I recently compiled a list of the most exasperating defeats and disappointments in my long observation of local professional sports.
In the interests of fair play and balance, it seems only fair to also look back at the greatest moments I’ve experienced in following our local teams, reflecting on the finer times I’ve witnessed across more decades than I’d like to count. My Worst Moments list constituted a baker’s dozen of defeat and despair; this compilation of golden memories will stop at ten. This IS Detroit, after all:
1. December 22, 1957: Lions at San Francisco, Western Division playoff. This is surely the greatest game in Lions history. Down 27-7 in the third quarter of this championship confrontation, the Lions roared back for a 31-27 victory that left ’em weeping at Kezar Stadium, with Detroiters delirious in front of their TVs on a Sunday night. The then-never-champion 49ers didn’t recover until the Montana era. Tobin Rote, Joe Schmidt, and Tom Tracy led the Lions in their stunning comeback.
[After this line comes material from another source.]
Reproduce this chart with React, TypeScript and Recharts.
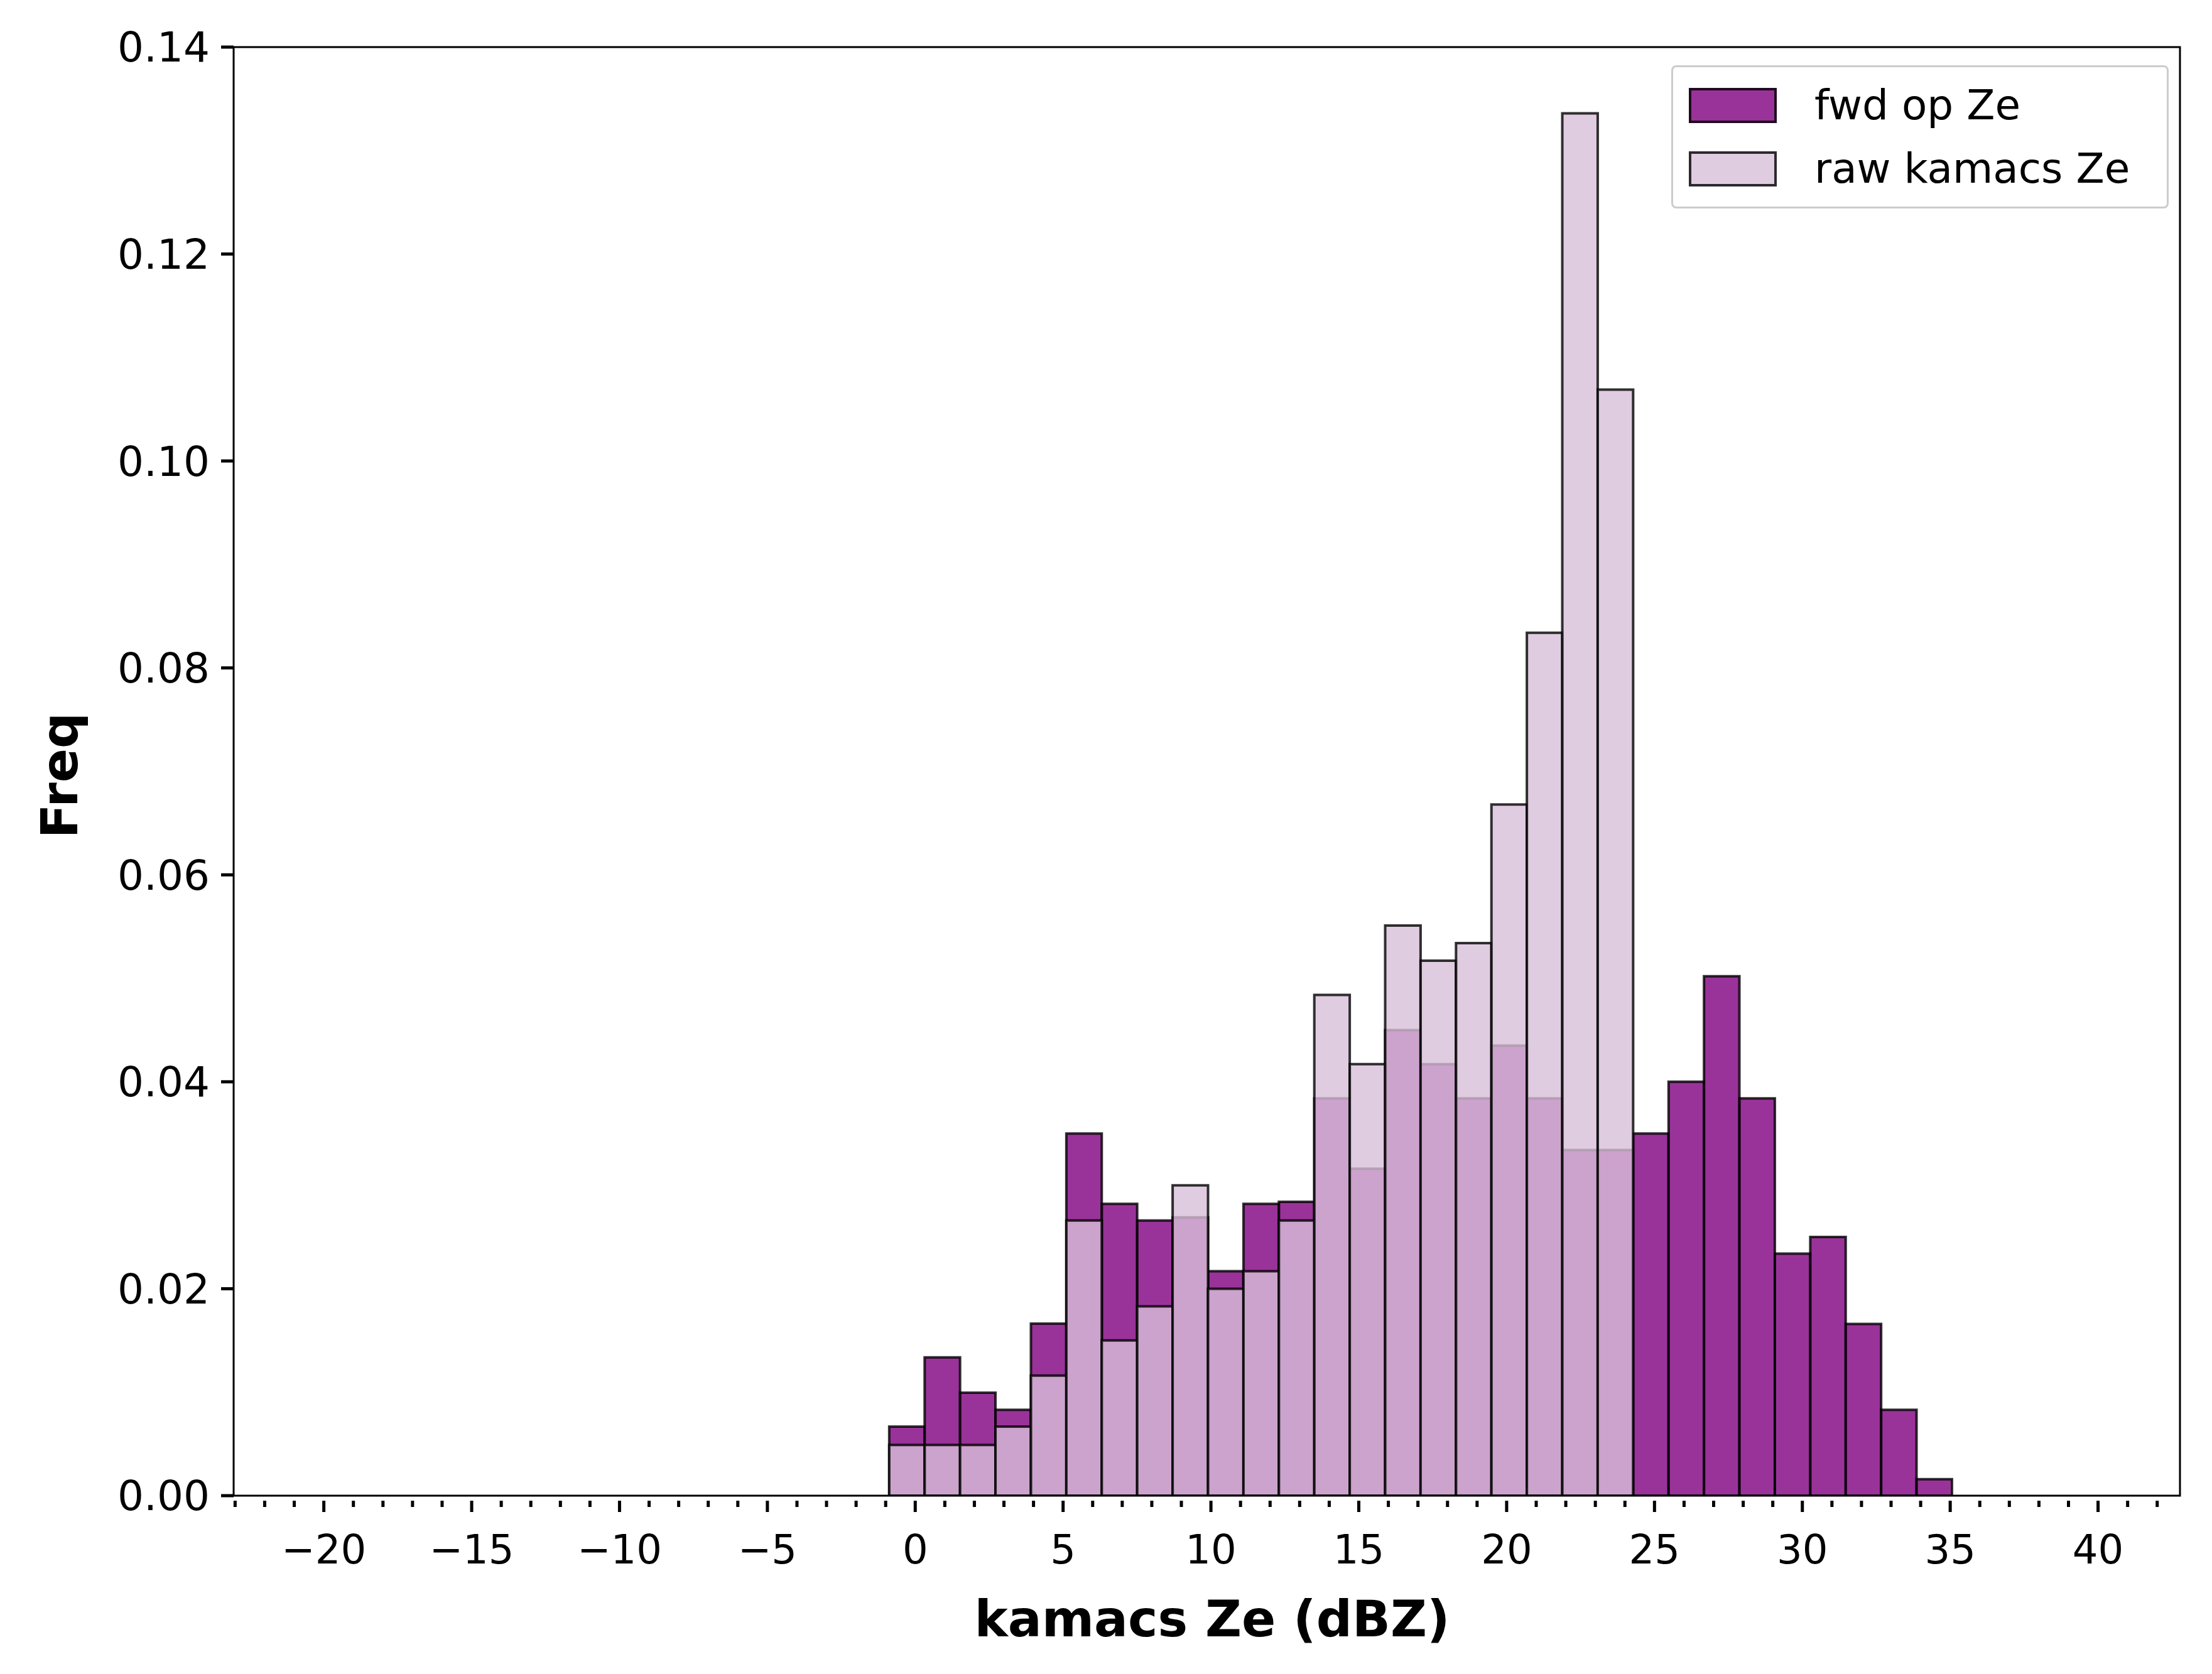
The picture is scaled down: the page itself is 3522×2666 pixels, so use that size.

2. December 29, 1957: Lions vs. Cleveland, World’s Championship game. The gashouse gang that was the ’57 Lions topped a season of miracles with an astonishing 59-14 rout of the favored Browns at Briggs Stadium. Everything they tried worked. Yup, the LIONS. Personally, my first attendance at a Lions game. I thought they’d all be this wonderful and joyous.
3. December 4, 1960. Lions at Colts. Down 15-13 after a spectacular Unitas-Moore TD pass, the Lions have time for one play. It’s a beaut–a 65 yard Morrall to Gibbons TD pass that deflates Baltimore, 20-15, and brings an end to their two year domination of the NFL, and the Lions. The Miracle on Turf.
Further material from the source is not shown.